2. Address Leaks in Windows and Doors:
Poorly insulated windows and doors are the leading cause of air leakage in your home. Adding energy-efficient replacement windows will dramatically reduce your window-related losses. Consider the installation of double- or triple-paned windows in place of any single, leaky panes. Some high-performance, double- and triple-paned windows offer the same insulation value as an insulated wall.
If window replacements aren’t within your current budget, consider installing energy-efficient honeycomb blinds. Cellular, also known as honeycomb, blinds reduce heat transfer by trapping heated air and creating a temperature-controlled barrier between your home and your window’s surface. Honeycomb blinds come in a variety of designs and price ranges, making them attainable for most homes.
Doors will sometimes warp or loosen from their jambs, creating gaps that allow outside air in. If you’re noticing air leaks around your doors, consider adding weatherstripping or replacing doors. Installing new doors is a great way to increase both your home’s energy efficiency and its curb appeal.
3. Get a Heating, Ventilation and Air Conditioning (HVAC) Checkup:
If your HVAC system is more than five years old, an efficiency checkup is a good idea. Hire a professional to perform an energy audit on your HVAC system. After your audit, your pro will be able to recommend ways to improve your HVAC’s performance. If you’re not ready to install a completely new system, an energy professional can suggest specific replacement parts or best practice behaviors to improve your home’s energy efficiency.
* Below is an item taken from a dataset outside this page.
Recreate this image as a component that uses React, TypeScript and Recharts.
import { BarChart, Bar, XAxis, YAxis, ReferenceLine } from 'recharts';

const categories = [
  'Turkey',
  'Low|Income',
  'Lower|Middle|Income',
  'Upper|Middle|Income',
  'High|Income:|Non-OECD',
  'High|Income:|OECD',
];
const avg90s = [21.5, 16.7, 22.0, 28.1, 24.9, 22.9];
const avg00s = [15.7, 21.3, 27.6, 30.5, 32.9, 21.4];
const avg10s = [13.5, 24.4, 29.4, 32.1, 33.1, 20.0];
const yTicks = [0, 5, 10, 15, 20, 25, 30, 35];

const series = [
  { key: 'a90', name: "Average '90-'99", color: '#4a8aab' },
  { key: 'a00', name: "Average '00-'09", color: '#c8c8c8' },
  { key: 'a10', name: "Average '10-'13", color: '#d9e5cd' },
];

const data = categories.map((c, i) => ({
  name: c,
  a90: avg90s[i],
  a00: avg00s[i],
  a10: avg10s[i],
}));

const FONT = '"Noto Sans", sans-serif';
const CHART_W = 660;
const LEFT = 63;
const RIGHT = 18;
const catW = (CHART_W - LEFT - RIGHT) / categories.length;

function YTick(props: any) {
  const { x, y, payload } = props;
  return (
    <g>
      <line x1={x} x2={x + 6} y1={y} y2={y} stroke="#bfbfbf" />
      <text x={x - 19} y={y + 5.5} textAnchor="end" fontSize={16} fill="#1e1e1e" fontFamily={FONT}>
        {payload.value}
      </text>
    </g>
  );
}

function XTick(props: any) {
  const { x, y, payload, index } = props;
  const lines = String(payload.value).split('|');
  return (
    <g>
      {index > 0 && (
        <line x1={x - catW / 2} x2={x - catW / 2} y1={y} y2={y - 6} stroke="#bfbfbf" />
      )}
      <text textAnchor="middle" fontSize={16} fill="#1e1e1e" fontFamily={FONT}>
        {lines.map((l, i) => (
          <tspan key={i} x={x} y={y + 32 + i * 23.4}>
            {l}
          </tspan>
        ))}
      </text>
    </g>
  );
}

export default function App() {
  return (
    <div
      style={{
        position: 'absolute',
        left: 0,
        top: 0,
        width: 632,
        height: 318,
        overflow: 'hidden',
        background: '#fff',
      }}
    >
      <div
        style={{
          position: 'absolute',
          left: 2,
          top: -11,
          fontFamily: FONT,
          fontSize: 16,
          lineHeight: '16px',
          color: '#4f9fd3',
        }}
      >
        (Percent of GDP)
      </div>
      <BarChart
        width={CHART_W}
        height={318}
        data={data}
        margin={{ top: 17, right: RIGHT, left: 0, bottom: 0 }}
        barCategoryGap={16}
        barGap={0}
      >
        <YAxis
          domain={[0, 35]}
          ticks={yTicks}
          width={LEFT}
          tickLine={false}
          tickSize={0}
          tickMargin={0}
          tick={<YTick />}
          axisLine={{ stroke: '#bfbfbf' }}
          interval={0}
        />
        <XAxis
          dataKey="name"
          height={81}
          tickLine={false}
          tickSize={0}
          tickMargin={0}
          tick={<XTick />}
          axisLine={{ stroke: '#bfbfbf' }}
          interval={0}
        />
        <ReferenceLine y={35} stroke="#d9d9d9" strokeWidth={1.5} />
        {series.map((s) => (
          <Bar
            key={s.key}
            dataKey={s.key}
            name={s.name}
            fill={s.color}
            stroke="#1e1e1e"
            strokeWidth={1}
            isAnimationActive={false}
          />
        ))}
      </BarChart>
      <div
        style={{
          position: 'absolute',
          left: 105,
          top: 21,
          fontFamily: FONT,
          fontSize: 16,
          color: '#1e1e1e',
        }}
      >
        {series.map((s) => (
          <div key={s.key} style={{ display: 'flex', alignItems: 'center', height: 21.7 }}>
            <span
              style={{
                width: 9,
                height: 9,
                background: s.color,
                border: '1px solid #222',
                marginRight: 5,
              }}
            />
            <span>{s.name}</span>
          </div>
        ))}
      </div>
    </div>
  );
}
In addition to an energy audit, there are a few maintenance tricks that you can perform to keep your HVAC in good shape. Start by changing your air filter once every three months. Also, make sure that your HVAC components are clean — especially your condenser/compressor. Clear away any vegetation or debris within two feet of your unit.
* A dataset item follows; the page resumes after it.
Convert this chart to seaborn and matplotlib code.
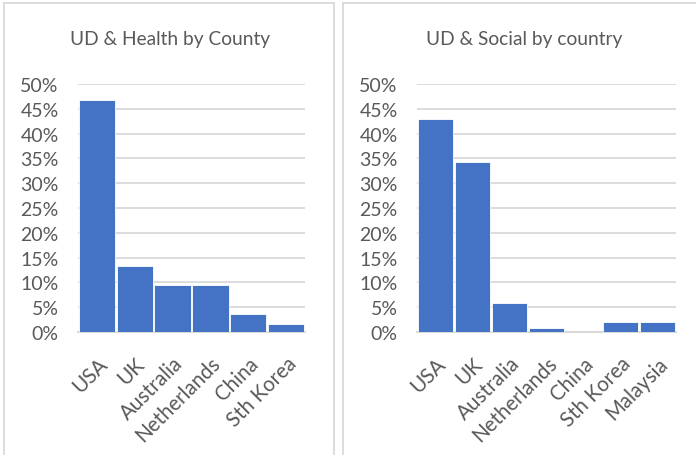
import matplotlib
matplotlib.use("Agg")
import matplotlib.pyplot as plt
from matplotlib.patches import Rectangle
from matplotlib.ticker import PercentFormatter, MultipleLocator
import seaborn as sns

# Share of UD studies by country
health_countries = ["USA", "UK", "Australia", "Netherlands", "China", "Sth Korea"]
health_share = [0.468, 0.134, 0.095, 0.095, 0.036, 0.016]

social_countries = ["USA", "UK", "Australia", "Netherlands", "China", "Sth Korea", "Malaysia"]
social_share = [0.429, 0.343, 0.058, 0.008, 0.0, 0.021, 0.021]

titles = ["UD & Health by County", "UD & Social by country"]

BAR = "#4472C4"
TEXT = "#595959"
GRID = "#d9d9d9"

sns.set_theme(style="white")
plt.rcParams["font.family"] = ["Lato", "DejaVu Sans"]

fig = plt.figure(figsize=(6.96, 4.56), dpi=100)
W, H = 696, 456

# chart-area borders
for x0, x1 in [(4, 334), (343, 700)]:
    fig.patches.append(Rectangle((x0 / W, -0.05), (x1 - x0) / W, (456 + 25 - 5.7) / H,
                                 transform=fig.transFigure, fill=False,
                                 edgecolor="#d9d9d9", linewidth=1.3))

panels = [
    (health_countries, health_share, titles[0], (78, 305), 170),
    (social_countries, social_share, titles[1], (417, 676), 524),
]

for cats, vals, title, (x0, x1), tx in panels:
    ax = fig.add_axes([x0 / W, 1 - 333 / H, (x1 - x0) / W, (333 - 85) / H])
    sns.barplot(x=cats, y=vals, ax=ax, color=BAR, saturation=1, width=0.96,
                edgecolor="white", linewidth=0.6, zorder=3)
    ax.set_ylim(0, 0.5)
    ax.set_xlim(-0.5, len(cats) - 0.5)
    ax.yaxis.set_major_locator(MultipleLocator(0.05))
    ax.yaxis.set_major_formatter(PercentFormatter(1.0, decimals=0))
    ax.grid(axis="y", color=GRID, linewidth=1.3, zorder=0)
    ax.set_axisbelow(True)
    for s in ["top", "right", "left"]:
        ax.spines[s].set_visible(False)
    ax.spines["bottom"].set_color(GRID)
    ax.spines["bottom"].set_linewidth(1.5)
    ax.tick_params(axis="y", length=0, colors=TEXT, labelsize=14, pad=14)
    ax.tick_params(axis="x", length=0, colors=TEXT, labelsize=14.8, pad=15)
    for lab in ax.get_xticklabels():
        lab.set_rotation(45)
        lab.set_ha("right")
        lab.set_rotation_mode("anchor")
    ax.set_xlabel("")
    ax.set_ylabel("")
    fig.text(tx / W, 1 - 40 / H, title, ha="center", va="center",
             fontsize=13.8, color=TEXT)

fig.savefig("out.png", dpi=100, facecolor="white")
4. Install a Smart Thermostat:
Smart thermostats can play a large role in creating an energy-efficient home. With a smart thermostat, you’ll be able to sync your thermostat with your daily work schedule, adjust the temperature of your home in real-time from your smart device, and even turn off the heat (or drop to a preset temperature) when you leave your home. The suite of tools built in to most smart thermostats will help you pinpoint and eliminate energy waste.
Ready for more good news? Smart thermostats are affordable — generally ranging between $100 and $250, depending on features.